We’re Barely Capitalists (Part II)

Recently I wrote a post titled “We’re Barely Capitalists” talking about the “crony capitalism” that lies in our midst. Since I live in the city of Chicago examples abound as far as the eye can see.

Let’s say, for example that you want to open up a bar in the City of Chicago. You find an architecturally interesting building in a “hot” location in River North, for instance, such as an antique store. Then you just turn it into a gigantic Wal-Mart sized bar, right?

The City of Chicago officially has been limiting the number of liquor licenses and tavern licenses that are allowed, particularly in residential areas. Per this article in USA Today:

Opening or buying a tavern in Chicago can be complicated, says Mike Costanzo, a real estate broker with Jameson Commercial. Aldermen can seek liquor license moratoriums in areas as small as two blocks, and buyers are required to purchase the corporate entity that owns an existing tavern and license, he says. “Getting a new tavern license issued in a residential neighborhood is brutal,” Costanzo says. “It’s virtually impossible.”

River North today is heavily populated with condos and apartments; there are thousands of residents packed in an area that is overrun with bars, taverns and restaurants that serve lots of booze (I realize that the city differentiates but walking around late at night they are all virtually the same). So if you or I just went over and tried to use one of the supposedly diminishing liquor licenses on an antique store, we’d be laughed right out of the room. And yet that didn’t slow down this company (which also owns bars in Lincoln Park and Wrigleyville) from getting clearance…

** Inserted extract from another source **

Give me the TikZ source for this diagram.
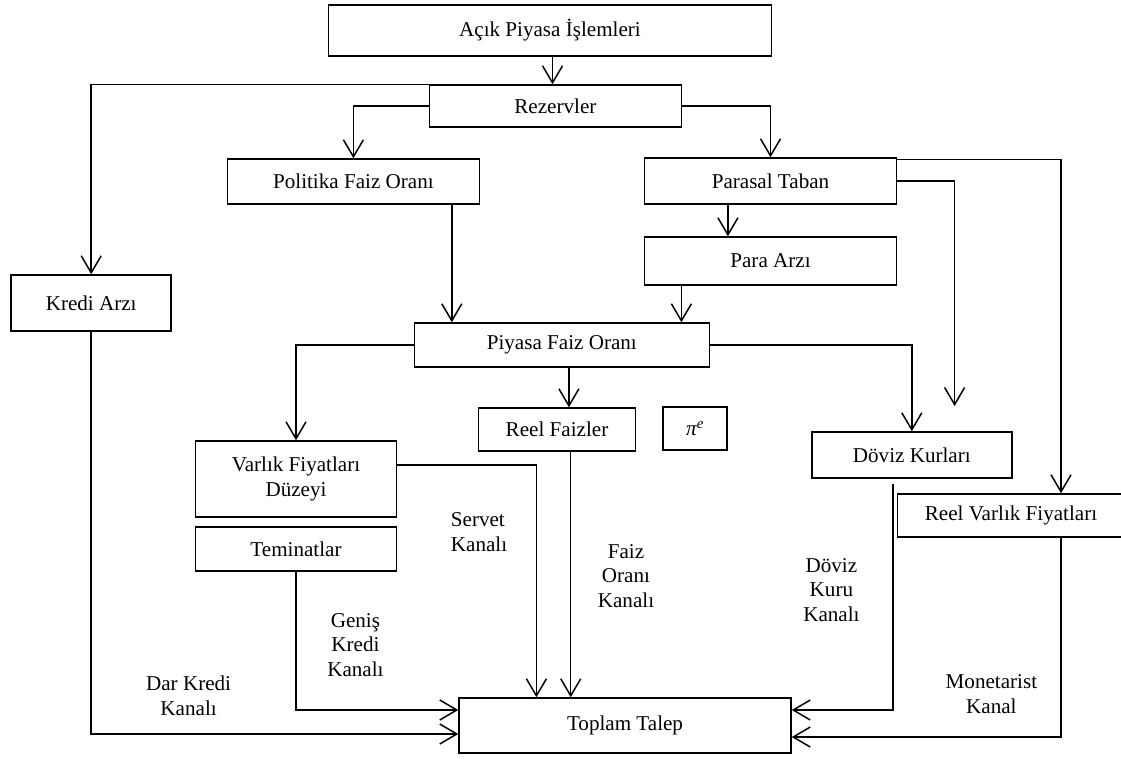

And how do you get something like that cleared up with the city? By employing someone like the guy whose license plate on his Mercedes says it all – “CLOUT”. These sorts of connections are like property rights, and you have to partner or utilize contacts from someone in order to get anything done. I find it amazingly brazen that someone would get out of a Mercedes with plates like this and do business, but hey, this is Chicago.

The use of formal and informal intermediaries to accomplish business goals through a bureaucratic maze is the essence of “crony capitalism”, on display before our eyes.

Cross posted at LITGM

6 thoughts on “We’re Barely Capitalists (Part II)”

  1. When I left the Chicago area 40 some years ago I remember thinking that “this is what living in Poland (at the time under USSR’s domination) must be like”.

  2. A few years ago, when there were still Borders bookstores in existence, I saw a book on new forms of “property rights,” involving such things as regulatory permissions, “grandfathering,” etc. Kicking myself I didn’t buy it or at least write down the author/title. Has anyone run into this book?

  3. In the very late 1980’s, (maybe even 1990 or 91?), I remember reading a small AP story in the LA Times about a party apparatchik in the Soviet Union, who was driving a sedan and was involved in an accident. According to the story, a bunch of peasants and commoners ran to this guy’s aid to extricate him from the car and see if he was ok. What they discovered in the car — notable quantities of high quality breads, cheeses and sausage — infuriated these folks to such a degree, that rather than rescue him they ended up beating the crap out of him.

    I was just in High School at the time and didn’t quite understand all the scarcities that the Soviet people had to endure and the repercussions that meant. But I’ve always remembered that story and I imagine the car that the guy was driving looked much like the Mercedes Carl just posted.

    As for Chicago style crony capitalism, I’ve had enough of it thank you. Just two days ago it’s come out that this Chicago bred administration’s Labor Department swept $500k of economic stimulus money to MSNBC’s Olberman and Rachel Maddow.

    http://www.foxnews.com/politics/2012/08/22/labor-department-spent-500g-in-stimulus-funds-on-ads-during-olbermann-maddow/

    We’re barely capitalists indeed!

  4. In fact, this type of system is the hallmark of an authoritarian oligarchy, which is what the current regime and it’s other statist predecessors have been openly building for decades.

    The true motivation for big government is big payoffs. All the rest is rhetoric and general bs used to fool the rubes.